Collected material:
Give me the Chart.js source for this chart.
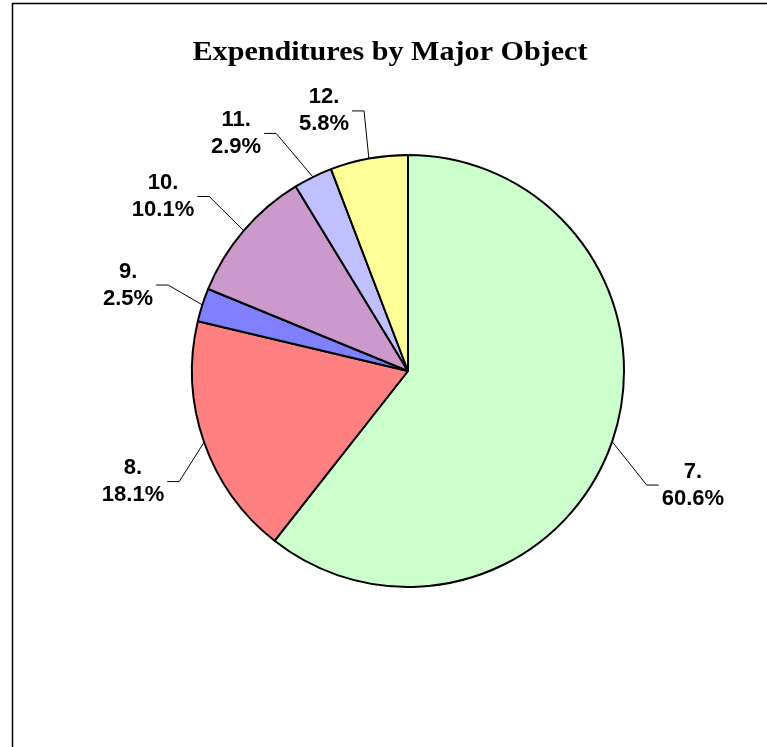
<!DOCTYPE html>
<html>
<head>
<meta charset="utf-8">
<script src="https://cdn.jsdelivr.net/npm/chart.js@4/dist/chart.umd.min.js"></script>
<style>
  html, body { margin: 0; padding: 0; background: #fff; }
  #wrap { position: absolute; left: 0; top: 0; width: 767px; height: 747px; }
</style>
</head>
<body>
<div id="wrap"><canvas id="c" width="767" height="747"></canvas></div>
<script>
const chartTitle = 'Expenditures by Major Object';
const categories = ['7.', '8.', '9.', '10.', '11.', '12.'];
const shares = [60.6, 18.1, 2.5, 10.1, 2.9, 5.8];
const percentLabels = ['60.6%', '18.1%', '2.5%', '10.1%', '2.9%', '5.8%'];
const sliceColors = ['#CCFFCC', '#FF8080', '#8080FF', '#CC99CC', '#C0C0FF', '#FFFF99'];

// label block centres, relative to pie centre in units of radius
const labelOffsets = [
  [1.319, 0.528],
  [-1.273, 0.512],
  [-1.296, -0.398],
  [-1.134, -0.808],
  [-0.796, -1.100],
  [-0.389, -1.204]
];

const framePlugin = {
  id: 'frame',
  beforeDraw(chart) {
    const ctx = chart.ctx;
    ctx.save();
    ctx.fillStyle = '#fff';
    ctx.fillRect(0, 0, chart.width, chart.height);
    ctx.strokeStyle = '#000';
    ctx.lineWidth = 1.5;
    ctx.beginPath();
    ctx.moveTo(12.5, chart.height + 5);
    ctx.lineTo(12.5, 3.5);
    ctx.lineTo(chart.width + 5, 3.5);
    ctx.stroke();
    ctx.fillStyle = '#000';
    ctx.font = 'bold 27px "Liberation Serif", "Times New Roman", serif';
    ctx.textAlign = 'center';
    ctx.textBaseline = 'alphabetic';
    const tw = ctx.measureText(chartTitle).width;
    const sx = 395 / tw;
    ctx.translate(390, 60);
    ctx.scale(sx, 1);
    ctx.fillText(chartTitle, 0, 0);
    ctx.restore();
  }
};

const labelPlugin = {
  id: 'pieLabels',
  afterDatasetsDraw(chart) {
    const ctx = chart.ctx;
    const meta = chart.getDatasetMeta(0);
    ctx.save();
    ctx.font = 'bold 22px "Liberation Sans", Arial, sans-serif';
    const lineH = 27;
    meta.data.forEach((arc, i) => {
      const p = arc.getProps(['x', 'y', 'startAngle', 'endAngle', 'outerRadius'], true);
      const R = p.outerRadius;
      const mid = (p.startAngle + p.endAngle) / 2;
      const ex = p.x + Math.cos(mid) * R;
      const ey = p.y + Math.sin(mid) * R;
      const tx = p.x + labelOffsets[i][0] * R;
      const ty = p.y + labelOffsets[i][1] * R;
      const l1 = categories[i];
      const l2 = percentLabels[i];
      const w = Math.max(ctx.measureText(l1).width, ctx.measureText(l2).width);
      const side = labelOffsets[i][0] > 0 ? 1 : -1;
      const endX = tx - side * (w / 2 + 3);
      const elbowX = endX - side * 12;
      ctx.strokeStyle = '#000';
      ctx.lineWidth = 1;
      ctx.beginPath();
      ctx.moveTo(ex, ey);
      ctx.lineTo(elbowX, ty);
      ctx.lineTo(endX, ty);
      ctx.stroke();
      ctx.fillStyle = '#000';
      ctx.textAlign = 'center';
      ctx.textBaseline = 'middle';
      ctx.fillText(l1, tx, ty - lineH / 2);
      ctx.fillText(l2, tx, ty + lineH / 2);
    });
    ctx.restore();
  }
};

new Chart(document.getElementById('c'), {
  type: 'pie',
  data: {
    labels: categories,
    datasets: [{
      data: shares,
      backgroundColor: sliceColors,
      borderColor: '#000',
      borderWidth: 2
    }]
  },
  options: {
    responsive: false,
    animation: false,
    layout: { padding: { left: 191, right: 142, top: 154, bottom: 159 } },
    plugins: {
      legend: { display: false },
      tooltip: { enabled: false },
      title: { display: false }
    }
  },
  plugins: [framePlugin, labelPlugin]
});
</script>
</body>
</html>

Challenge: Return the listing above unchanged, apart from dropping its pictures.

Exercise response:
Give me the Chart.js source for this chart.
<!DOCTYPE html>
<html>
<head>
<meta charset="utf-8">
<script src="https://cdn.jsdelivr.net/npm/chart.js@4/dist/chart.umd.min.js"></script>
<style>
  html, body { margin: 0; padding: 0; background: #fff; }
  #wrap { position: absolute; left: 0; top: 0; width: 767px; height: 747px; }
</style>
</head>
<body>
<div id="wrap"><canvas id="c" width="767" height="747"></canvas></div>
<script>
const chartTitle = 'Expenditures by Major Object';
const categories = ['7.', '8.', '9.', '10.', '11.', '12.'];
const shares = [60.6, 18.1, 2.5, 10.1, 2.9, 5.8];
const percentLabels = ['60.6%', '18.1%', '2.5%', '10.1%', '2.9%', '5.8%'];
const sliceColors = ['#CCFFCC', '#FF8080', '#8080FF', '#CC99CC', '#C0C0FF', '#FFFF99'];

// label block centres, relative to pie centre in units of radius
const labelOffsets = [
  [1.319, 0.528],
  [-1.273, 0.512],
  [-1.296, -0.398],
  [-1.134, -0.808],
  [-0.796, -1.100],
  [-0.389, -1.204]
];

const framePlugin = {
  id: 'frame',
  beforeDraw(chart) {
    const ctx = chart.ctx;
    ctx.save();
    ctx.fillStyle = '#fff';
    ctx.fillRect(0, 0, chart.width, chart.height);
    ctx.strokeStyle = '#000';
    ctx.lineWidth = 1.5;
    ctx.beginPath();
    ctx.moveTo(12.5, chart.height + 5);
    ctx.lineTo(12.5, 3.5);
    ctx.lineTo(chart.width + 5, 3.5);
    ctx.stroke();
    ctx.fillStyle = '#000';
    ctx.font = 'bold 27px "Liberation Serif", "Times New Roman", serif';
    ctx.textAlign = 'center';
    ctx.textBaseline = 'alphabetic';
    const tw = ctx.measureText(chartTitle).width;
    const sx = 395 / tw;
    ctx.translate(390, 60);
    ctx.scale(sx, 1);
    ctx.fillText(chartTitle, 0, 0);
    ctx.restore();
  }
};

const labelPlugin = {
  id: 'pieLabels',
  afterDatasetsDraw(chart) {
    const ctx = chart.ctx;
    const meta = chart.getDatasetMeta(0);
    ctx.save();
    ctx.font = 'bold 22px "Liberation Sans", Arial, sans-serif';
    const lineH = 27;
    meta.data.forEach((arc, i) => {
      const p = arc.getProps(['x', 'y', 'startAngle', 'endAngle', 'outerRadius'], true);
      const R = p.outerRadius;
      const mid = (p.startAngle + p.endAngle) / 2;
      const ex = p.x + Math.cos(mid) * R;
      const ey = p.y + Math.sin(mid) * R;
      const tx = p.x + labelOffsets[i][0] * R;
      const ty = p.y + labelOffsets[i][1] * R;
      const l1 = categories[i];
      const l2 = percentLabels[i];
      const w = Math.max(ctx.measureText(l1).width, ctx.measureText(l2).width);
      const side = labelOffsets[i][0] > 0 ? 1 : -1;
      const endX = tx - side * (w / 2 + 3);
      const elbowX = endX - side * 12;
      ctx.strokeStyle = '#000';
      ctx.lineWidth = 1;
      ctx.beginPath();
      ctx.moveTo(ex, ey);
      ctx.lineTo(elbowX, ty);
      ctx.lineTo(endX, ty);
      ctx.stroke();
      ctx.fillStyle = '#000';
      ctx.textAlign = 'center';
      ctx.textBaseline = 'middle';
      ctx.fillText(l1, tx, ty - lineH / 2);
      ctx.fillText(l2, tx, ty + lineH / 2);
    });
    ctx.restore();
  }
};

new Chart(document.getElementById('c'), {
  type: 'pie',
  data: {
    labels: categories,
    datasets: [{
      data: shares,
      backgroundColor: sliceColors,
      borderColor: '#000',
      borderWidth: 2
    }]
  },
  options: {
    responsive: false,
    animation: false,
    layout: { padding: { left: 191, right: 142, top: 154, bottom: 159 } },
    plugins: {
      legend: { display: false },
      tooltip: { enabled: false },
      title: { display: false }
    }
  },
  plugins: [framePlugin, labelPlugin]
});
</script>
</body>
</html>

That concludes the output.